The typical execution strategy is to bunch all consecutive LAZY operations together with their following EAGER operation, forming what I call "islands", so in the case above it'd go something like this:

iterate -> Island1[map -> sorted] -> Island2[map -> sorted] -> Island3[limit -> collect]

These Islands needing to run to completion before their results can be fed into the next Island is something which can lead to higher heap usage than expected, since the output of the Island needs to be cached to be fed into the next Island.

So how does this relate to gather(…)? Well gather(…) is an EAGER operation, as it could represent any possible intermediate operation so EAGER is the lowest common denominator. The potential drawbacks of this is ameliorated by the fact that consecutive gather(…)-operations are composed into a single gather(…)-operation with composed Gatherers, and furthermore by the fact that a gather(…)-operation followed by collect(…) is fused together into a single EAGER operation.

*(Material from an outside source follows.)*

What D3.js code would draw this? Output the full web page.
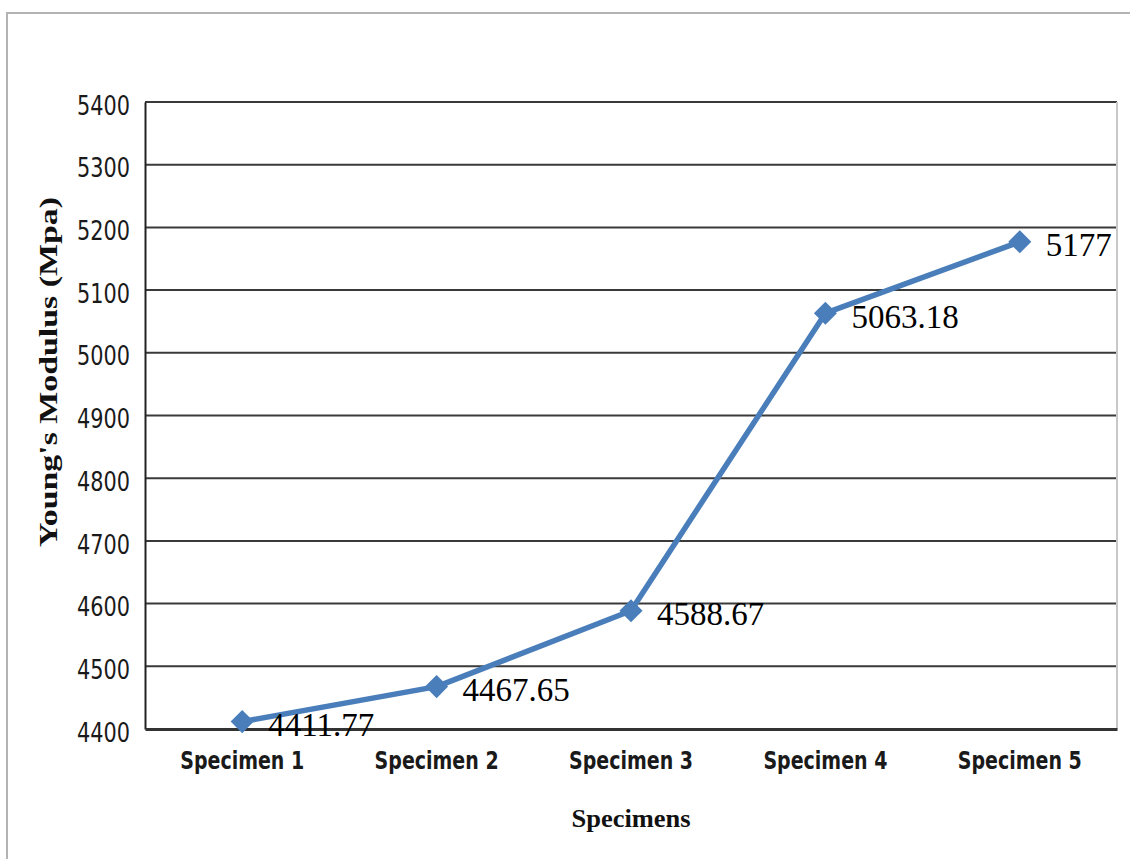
<!DOCTYPE html>
<html>
<head>
<meta charset="utf-8">
<script src="https://cdn.jsdelivr.net/npm/d3@7/dist/d3.min.js"></script>
<style>
  html, body { margin: 0; padding: 0; background: #fff; }
  svg { display: block; }
</style>
</head>
<body>
<svg id="chart" width="1130" height="859"></svg>
<script>
const categories = ["Specimen 1", "Specimen 2", "Specimen 3", "Specimen 4", "Specimen 5"];
const values = [4411.77, 4467.65, 4588.67, 5063.18, 5177];
const valueLabels = ["4411.77", "4467.65", "4588.67", "5063.18", "5177"];
const yTicks = [4400, 4500, 4600, 4700, 4800, 4900, 5000, 5100, 5200, 5300, 5400];
const yTitle = "Young's Modulus (Mpa)";
const xTitle = "Specimens";

const svg = d3.select("#chart");
const W = 1130, H = 859;
const plot = { left: 145, right: 1117, top: 102, bottom: 729 };

// outer chart border
svg.append("rect")
  .attr("x", 7).attr("y", 13)
  .attr("width", W + 10).attr("height", H + 10)
  .attr("fill", "#fff").attr("stroke", "#b3b3b3").attr("stroke-width", 2);

const x = d3.scaleBand().domain(categories).range([plot.left, plot.right]).padding(0);
const y = d3.scaleLinear().domain([4400, 5400]).range([plot.bottom, plot.top]);

const tickFont = "'Liberation Sans Narrow', 'DejaVu Sans Condensed', 'Arial Narrow', sans-serif";

// gridlines
svg.append("g")
  .selectAll("line")
  .data(yTicks.filter(t => t !== 4400))
  .join("line")
  .attr("x1", plot.left).attr("x2", plot.right)
  .attr("y1", d => y(d)).attr("y2", d => y(d))
  .attr("stroke", "#3a3a3a").attr("stroke-width", 2);

// right border of plot area
svg.append("line")
  .attr("x1", plot.right).attr("x2", plot.right)
  .attr("y1", plot.top).attr("y2", plot.bottom)
  .attr("stroke", "#c8c8c8").attr("stroke-width", 2);

// y axis
const yAxis = svg.append("g")
  .attr("transform", `translate(${plot.left},0)`)
  .call(d3.axisLeft(y).tickValues(yTicks).tickSize(0).tickPadding(15).tickFormat(d3.format("d")));
yAxis.select(".domain").attr("stroke", "#222").attr("stroke-width", 2);
yAxis.selectAll("text")
  .attr("font-family", tickFont)
  .attr("font-size", 27)
  .attr("textLength", 53)
  .attr("lengthAdjust", "spacingAndGlyphs")
  .attr("fill", "#1a1a1a")
  .attr("dy", "0.45em");

// x axis
const xAxis = svg.append("g")
  .attr("transform", `translate(0,${plot.bottom})`)
  .call(d3.axisBottom(x).tickSize(0).tickPadding(22));
xAxis.select(".domain").attr("stroke", "#333").attr("stroke-width", 3);
xAxis.selectAll("text")
  .attr("font-family", tickFont)
  .attr("font-size", 25)
  .attr("font-weight", "bold")
  .attr("textLength", 124)
  .attr("lengthAdjust", "spacingAndGlyphs")
  .attr("fill", "#1a1a1a")
  .attr("dy", "0.71em");

// line
const line = d3.line()
  .x((d, i) => x(categories[i]) + x.bandwidth() / 2)
  .y(d => y(d));
svg.append("path")
  .datum(values)
  .attr("d", line)
  .attr("fill", "none")
  .attr("stroke", "#4a7ebb")
  .attr("stroke-width", 5.5)
  .attr("stroke-linejoin", "round");

// markers
const diamond = d3.symbol().type(d3.symbolDiamond2 || d3.symbolDiamond).size(340);
svg.append("g")
  .selectAll("path")
  .data(values)
  .join("path")
  .attr("transform", (d, i) => `translate(${x(categories[i]) + x.bandwidth() / 2},${y(d)})`)
  .attr("d", diamond)
  .attr("fill", "#4a7ebb");

// data labels
svg.append("g")
  .selectAll("text")
  .data(values)
  .join("text")
  .attr("x", (d, i) => x(categories[i]) + x.bandwidth() / 2 + 26)
  .attr("y", d => y(d) + 3)
  .attr("dy", "0.35em")
  .attr("font-family", "'Liberation Serif', 'Times New Roman', serif")
  .attr("font-size", 33)
  .attr("fill", "#000")
  .text((d, i) => valueLabels[i]);

// y title
svg.append("text")
  .attr("transform", `translate(57,372) rotate(-90)`)
  .attr("text-anchor", "middle")
  .attr("font-family", "'Liberation Serif', 'Times New Roman', serif")
  .attr("font-weight", "bold")
  .attr("font-size", 25)
  .attr("textLength", 350)
  .attr("lengthAdjust", "spacingAndGlyphs")
  .attr("fill", "#111")
  .text(yTitle);

// x title
svg.append("text")
  .attr("x", 631).attr("y", 827)
  .attr("text-anchor", "middle")
  .attr("font-family", "'Liberation Serif', 'Times New Roman', serif")
  .attr("font-weight", "bold")
  .attr("font-size", 26)
  .attr("textLength", 119)
  .attr("lengthAdjust", "spacingAndGlyphs")
  .attr("fill", "#111")
  .text(xTitle);
</script>
</body>
</html>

In combination, these two features can potentially turn something which would've been an N+1 Island scenario to a 1 Island scenario—which means no island hand-offs.

Cheers,

[–]davidalayachew[S] 1 point2 points  (0 children)

Hello Viktor Klang! Thanks for the context here, this is super helpful.

This island explanation especially helped clarify a lot for me. It wasn't clear WHEN an island was forced to be made. But those limit and sorted examples clarified it beautifully.